— Start of Material supplied —

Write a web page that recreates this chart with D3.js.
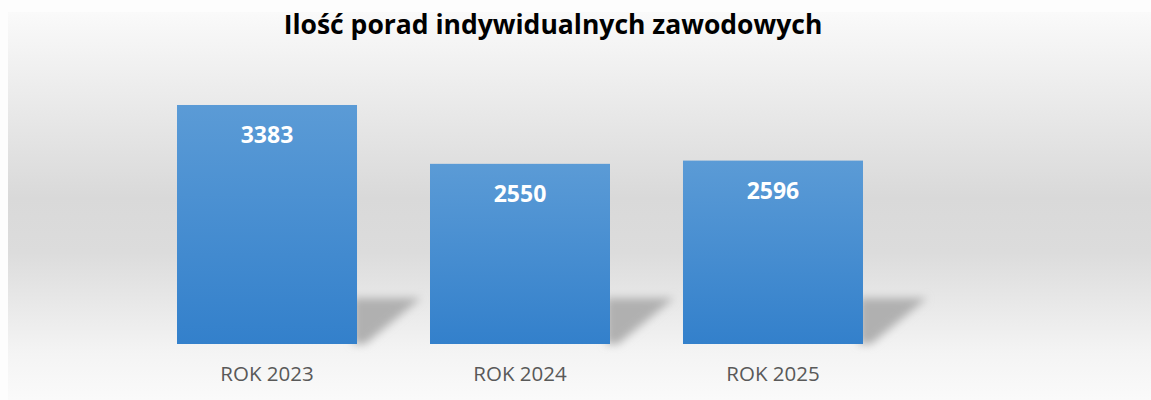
<!DOCTYPE html>
<meta charset="utf-8">
<style>
body { margin: 0; background: #fdfdfd; }
.title { font-family: 'Open Sans', sans-serif; font-weight: bold; font-size: 26.5px; fill: #000; text-anchor: middle; }
.value-label { font-family: 'Open Sans', sans-serif; font-weight: bold; font-size: 23px; fill: #fff; text-anchor: middle; }
.axis text { font-family: 'Open Sans', sans-serif; font-size: 20.5px; fill: #595959; }
.axis path, .axis line { stroke: none; }
</style>
<body>
<svg width="1151" height="400"></svg>
<script src="https://d3js.org/d3.v7.min.js"></script>
<script>
var categories = ["ROK 2023", "ROK 2024", "ROK 2025"];
var values = [3383, 2550, 2596];
var titleText = "Ilość porad indywidualnych zawodowych";

var svg = d3.select("svg"),
    baseline = 344;

var defs = svg.append("defs");

var bg = defs.append("linearGradient")
    .attr("id", "bg").attr("x1", 0).attr("y1", 0).attr("x2", 0).attr("y2", 1);
bg.append("stop").attr("offset", "0%").attr("stop-color", "#fafafa");
bg.append("stop").attr("offset", "48%").attr("stop-color", "#d9d9d9");
bg.append("stop").attr("offset", "62%").attr("stop-color", "#dcdcdc");
bg.append("stop").attr("offset", "88%").attr("stop-color", "#f4f4f4");
bg.append("stop").attr("offset", "100%").attr("stop-color", "#fafafa");

var barGrad = defs.append("linearGradient")
    .attr("id", "bar").attr("x1", 0).attr("y1", 0).attr("x2", 0).attr("y2", 1);
barGrad.append("stop").attr("offset", "0%").attr("stop-color", "#5b9bd6");
barGrad.append("stop").attr("offset", "100%").attr("stop-color", "#3380cb");

defs.append("filter").attr("id", "blur")
    .attr("x", "-50%").attr("y", "-50%").attr("width", "200%").attr("height", "200%")
  .append("feGaussianBlur").attr("stdDeviation", 4);

// background of the chart area
svg.append("rect")
    .attr("x", 8).attr("y", 12)
    .attr("width", 1143).attr("height", 388)
    .attr("fill", "url(#bg)");

svg.append("text")
    .attr("class", "title")
    .attr("x", 553).attr("y", 34)
    .text(titleText);

var x = d3.scaleBand()
    .domain(categories)
    .range([140.5, 899.5])
    .paddingInner(0.2885)
    .paddingOuter(0.1443);

var y = d3.scaleLinear()
    .domain([0, 4000])
    .range([baseline, baseline - 4000 * 0.07065]);

var data = categories.map(function(c, i) { return {cat: c, value: values[i]}; });

// shadows
svg.append("g").selectAll("path")
    .data(data)
  .enter().append("path")
    .attr("fill", "#b0b0b0")
    .attr("filter", "url(#blur)")
    .attr("d", function(d) {
      var r = x(d.cat) + x.bandwidth(), top = baseline - 46;
      return "M" + (r - 4) + "," + baseline +
             "L" + (r - 4) + "," + top +
             "L" + (r + 64) + "," + top +
             "L" + (r + 8) + "," + baseline + "Z";
    });

svg.append("g").selectAll("rect")
    .data(data)
  .enter().append("rect")
    .attr("x", function(d) { return x(d.cat); })
    .attr("y", function(d) { return y(d.value); })
    .attr("width", x.bandwidth())
    .attr("height", function(d) { return baseline - y(d.value); })
    .attr("fill", "url(#bar)");

svg.append("g").selectAll("text")
    .data(data)
  .enter().append("text")
    .attr("class", "value-label")
    .attr("x", function(d) { return x(d.cat) + x.bandwidth() / 2; })
    .attr("y", function(d) { return y(d.value) + 38; })
    .text(function(d) { return d.value; });

svg.append("g")
    .attr("class", "axis")
    .attr("transform", "translate(0," + baseline + ")")
    .call(d3.axisBottom(x).tickSize(0).tickPadding(22));
</script>
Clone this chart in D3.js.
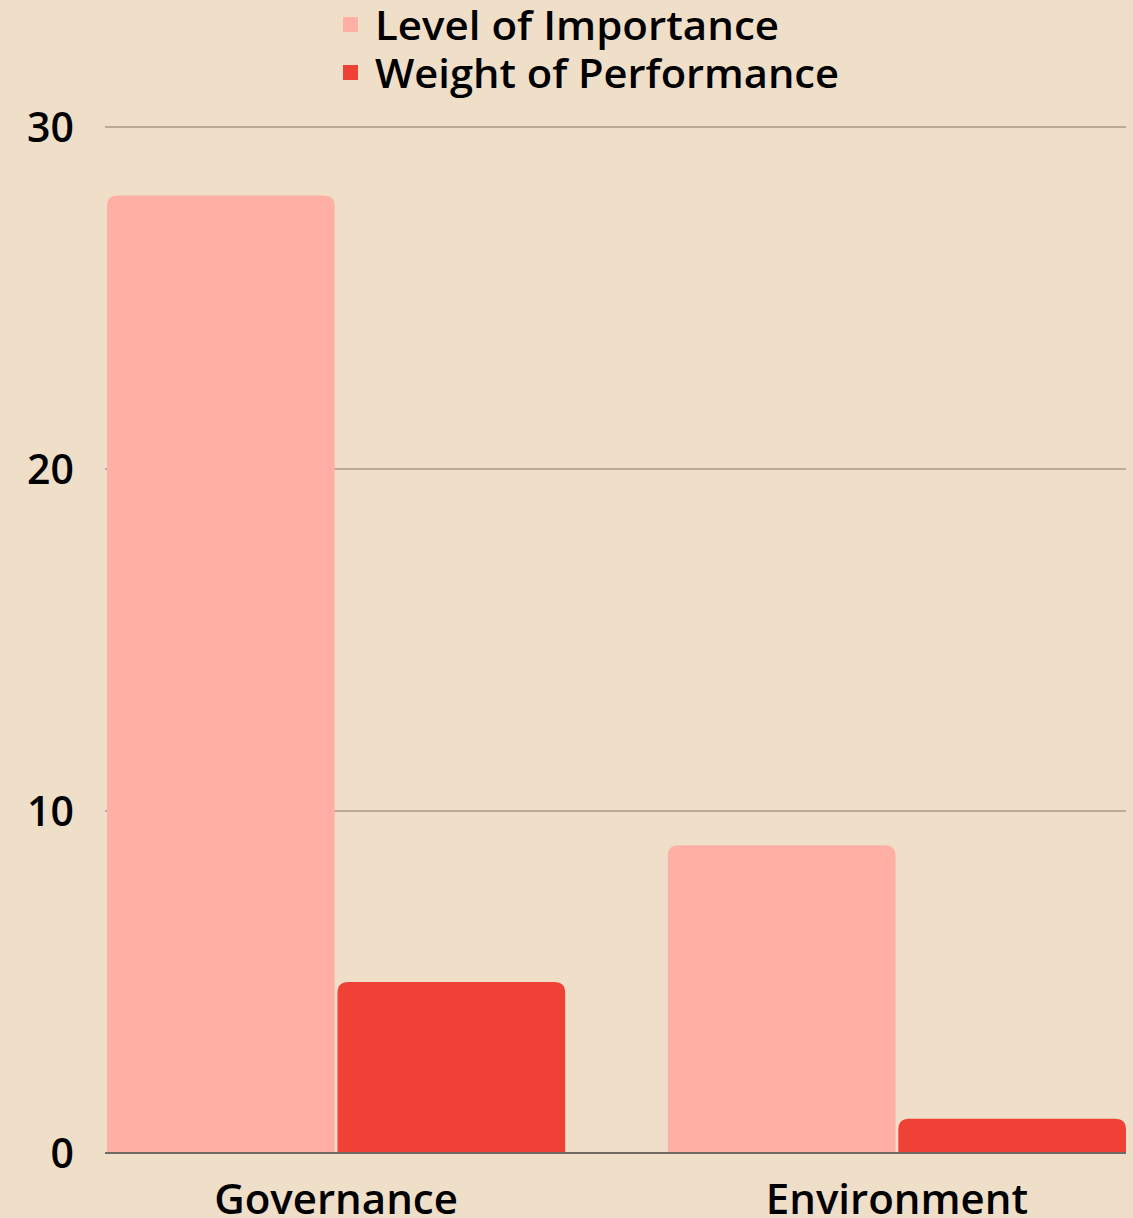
<!DOCTYPE html>
<html>
<head>
<meta charset="utf-8">
<script src="https://cdn.jsdelivr.net/npm/d3@7"></script>
<style>
  html, body { margin: 0; padding: 0; background: #efdec8; }
  svg { display: block; }
  text { font-family: "Open Sans", sans-serif; font-weight: 600; fill: #000; }
</style>
</head>
<body>
<svg id="chart"></svg>
<script>
const categories = ["Governance", "Environment"];
const seriesNames = ["Level of Importance", "Weight of Performance"];
const importance = [28, 9];
const performance = [5, 1];
const yTicks = [0, 10, 20, 30];

const colors = ["#ffafa3", "#ef4136"];

const w = 1133;
const h = 1218;
const mLeft = 105;
const mRight = 1126;
const mTop = 127;
const mBottom = 1153;

const svg = d3.select("#chart").attr("width", w).attr("height", h);

svg.append("rect").attr("width", w).attr("height", h).attr("fill", "#efdec8");

const x0 = d3.scaleBand()
  .domain(categories)
  .range([mLeft + 2, mRight])
  .paddingInner(0.183)
  .paddingOuter(0);

const x1 = d3.scaleBand()
  .domain(seriesNames)
  .range([0, x0.bandwidth()])
  .paddingInner(0.012);

const y = d3.scaleLinear().domain([0, 30]).range([mBottom, mTop]);

// gridlines
svg.append("g")
  .selectAll("line")
  .data(yTicks.filter((d) => d > 0))
  .enter()
  .append("line")
  .attr("x1", mLeft)
  .attr("x2", mRight)
  .attr("y1", (d) => y(d))
  .attr("y2", (d) => y(d))
  .attr("stroke", "#b9ab98")
  .attr("stroke-width", 2);

// y tick labels
svg.append("g")
  .selectAll("text")
  .data(yTicks)
  .enter()
  .append("text")
  .attr("x", 74)
  .attr("y", (d) => y(d))
  .attr("dy", "0.36em")
  .attr("text-anchor", "end")
  .attr("font-size", 41)
  .text((d) => d);

const rows = categories.map((c, i) => ({
  cat: c,
  values: [importance[i], performance[i]]
}));

function topRounded(x, yTop, bw, hgt, r) {
  r = Math.min(r, hgt, bw / 2);
  return `M${x},${yTop + hgt}V${yTop + r}Q${x},${yTop} ${x + r},${yTop}` +
    `H${x + bw - r}Q${x + bw},${yTop} ${x + bw},${yTop + r}V${yTop + hgt}Z`;
}

svg.append("g")
  .selectAll("g")
  .data(rows)
  .enter()
  .append("g")
  .attr("transform", (d) => `translate(${x0(d.cat)},0)`)
  .selectAll("path")
  .data((d) => d.values.map((v, j) => ({ key: seriesNames[j], value: v, j })))
  .enter()
  .append("path")
  .attr("fill", (d) => colors[d.j])
  .attr("d", (d) => topRounded(x1(d.key), y(d.value), x1.bandwidth(), y(0) - y(d.value), 11));

// baseline
svg.append("line")
  .attr("x1", mLeft)
  .attr("x2", mRight)
  .attr("y1", y(0))
  .attr("y2", y(0))
  .attr("stroke", "#6f6a62")
  .attr("stroke-width", 2);

// x labels
svg.append("g")
  .selectAll("text")
  .data(categories)
  .enter()
  .append("text")
  .attr("x", (d) => x0(d) + x0.bandwidth() / 2)
  .attr("y", 1214)
  .attr("text-anchor", "middle")
  .attr("font-size", 42)
  .text((d) => d);

// legend
const legend = svg.append("g")
  .selectAll("g")
  .data(seriesNames)
  .enter()
  .append("g")
  .attr("transform", (d, i) => `translate(343,${17 + i * 48})`);

legend.append("rect")
  .attr("width", 15)
  .attr("height", 15)
  .attr("fill", (d, i) => colors[i]);

legend.append("text")
  .attr("x", 32)
  .attr("y", 23)
  .attr("font-size", 40)
  .attr("textLength", (d, i) => (i === 0 ? 404 : 464))
  .attr("lengthAdjust", "spacingAndGlyphs")
  .text((d) => d);
</script>
</body>
</html>
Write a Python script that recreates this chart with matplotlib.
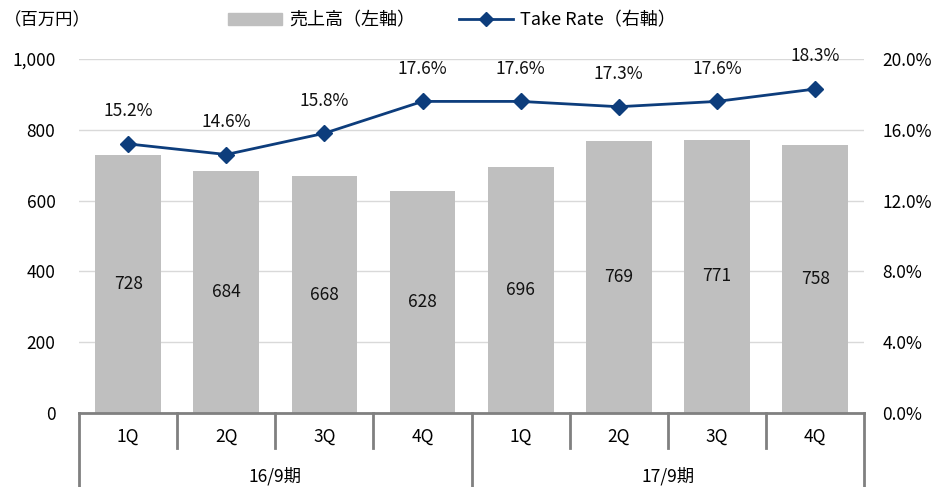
import matplotlib.pyplot as plt
import matplotlib.transforms as mtransforms
from matplotlib.lines import Line2D
from matplotlib.patches import Patch

plt.rcParams['font.family'] = ['Noto Sans CJK JP', 'DejaVu Sans']

# quarterly sales (million yen) and take rate (%)
quarters = ['1Q', '2Q', '3Q', '4Q', '1Q', '2Q', '3Q', '4Q']
periods = ['16/9期', '17/9期']
sales = [728, 684, 668, 628, 696, 769, 771, 758]
take_rate = [15.2, 14.6, 15.8, 17.6, 17.6, 17.3, 17.6, 18.3]

bar_color = '#bfbfbf'
line_color = '#0d3d7c'
axis_grey = '#808080'
fs = 12.5

fig = plt.figure(figsize=(9.32, 4.87), dpi=100)
ax = fig.add_axes([0.0848, 0.152, 0.8424, 0.727])
ax2 = ax.twinx()

x = list(range(len(sales)))
ax.bar(x, sales, width=0.67, color=bar_color, zorder=2)
for xi, v in zip(x, sales):
    ax.text(xi, v / 2, f'{v}', ha='center', va='center', fontsize=fs, color='#111111')

ax.set_xlim(-0.5, len(sales) - 0.5)
ax.set_ylim(0, 1000)
ax.set_yticks(range(0, 1001, 200))
ax.set_yticklabels([f'{v:,}' for v in range(0, 1001, 200)], fontsize=fs)
ax.grid(axis='y', color='#d9d9d9', linewidth=1, zorder=0)
ax.set_axisbelow(True)
ax.tick_params(axis='y', length=0, pad=17)
ax.set_xticks([])

ax2.plot(x, take_rate, color=line_color, linewidth=2, marker='D', markersize=8, zorder=3)
for xi, v in zip(x, take_rate):
    ax2.annotate(f'{v:.1f}%', (xi, v), xytext=(0, 17), textcoords='offset points',
                 ha='center', va='bottom', fontsize=fs, color='#111111')
ax2.set_ylim(0, 20)
ax2.set_yticks([0, 4, 8, 12, 16, 20])
ax2.set_yticklabels([f'{v:.1f}%' for v in [0, 4, 8, 12, 16, 20]], fontsize=fs)
ax2.tick_params(axis='y', length=0, pad=13)

for a in (ax, ax2):
    for s in ['left', 'right', 'top']:
        a.spines[s].set_visible(False)
ax2.spines['bottom'].set_visible(False)
ax.spines['bottom'].set_color(axis_grey)
ax.spines['bottom'].set_linewidth(2)

# two-level category axis below the plot
trans = mtransforms.blended_transform_factory(ax.transData, ax.transAxes)
for i in range(1, len(quarters)):
    if i % 4 == 0:
        continue
    ax.add_line(Line2D([i - 0.5, i - 0.5], [0, -0.099], transform=trans,
                       color=axis_grey, linewidth=2, clip_on=False))
for b in [-0.5, 3.5, 7.5]:
    ax.add_line(Line2D([b, b], [0, -0.21], transform=trans,
                       color=axis_grey, linewidth=2, clip_on=False))
for xi, q in zip(x, quarters):
    ax.text(xi, -0.068, q, transform=trans, ha='center', va='center', fontsize=fs)
for k, p in enumerate(periods):
    ax.text(4 * k + 1.5, -0.178, p, transform=trans, ha='center', va='center', fontsize=fs)

fig.text(0.004, 0.958, '（百万円）', ha='left', va='center', fontsize=fs)

handles = [Patch(color=bar_color, label='売上高（左軸）'),
           Line2D([], [], color=line_color, linewidth=2, marker='D', markersize=7,
                  label='Take Rate（右軸）')]
fig.legend(handles=handles, loc='center', bbox_to_anchor=(0.485, 0.958), ncol=2,
           frameon=False, fontsize=13, handlelength=3.0, columnspacing=2.4,
           handletextpad=0.4)

fig.savefig('out.png', dpi=100)
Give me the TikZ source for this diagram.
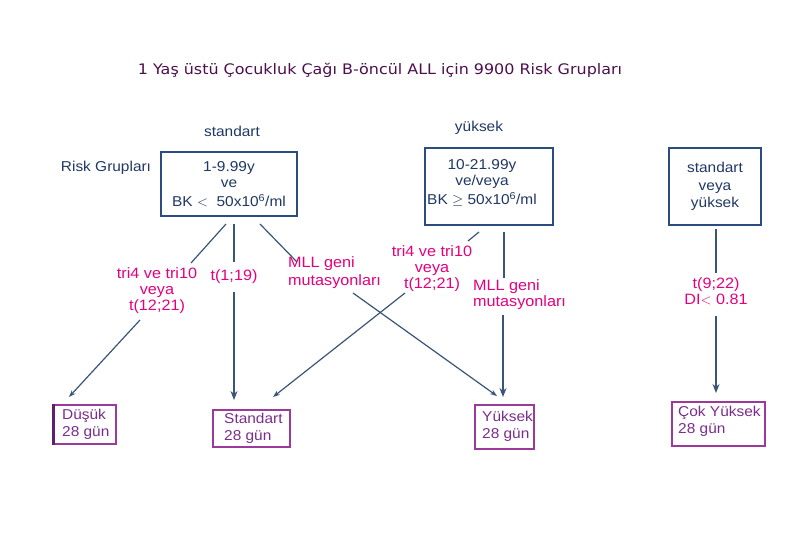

— End of Material supplied —

▶ _Task objective_
In the listing above, find the line with "Write a Python" and the line with "ax.text(xi, v /". Copy exactly those two and every line between, without the pictures.

▶ _The response_
Write a Python script that recreates this chart with matplotlib.
import matplotlib.pyplot as plt
import matplotlib.transforms as mtransforms
from matplotlib.lines import Line2D
from matplotlib.patches import Patch

plt.rcParams['font.family'] = ['Noto Sans CJK JP', 'DejaVu Sans']

# quarterly sales (million yen) and take rate (%)
quarters = ['1Q', '2Q', '3Q', '4Q', '1Q', '2Q', '3Q', '4Q']
periods = ['16/9期', '17/9期']
sales = [728, 684, 668, 628, 696, 769, 771, 758]
take_rate = [15.2, 14.6, 15.8, 17.6, 17.6, 17.3, 17.6, 18.3]

bar_color = '#bfbfbf'
line_color = '#0d3d7c'
axis_grey = '#808080'
fs = 12.5

fig = plt.figure(figsize=(9.32, 4.87), dpi=100)
ax = fig.add_axes([0.0848, 0.152, 0.8424, 0.727])
ax2 = ax.twinx()

x = list(range(len(sales)))
ax.bar(x, sales, width=0.67, color=bar_color, zorder=2)
for xi, v in zip(x, sales):
    ax.text(xi, v / 2, f'{v}', ha='center', va='center', fontsize=fs, color='#111111')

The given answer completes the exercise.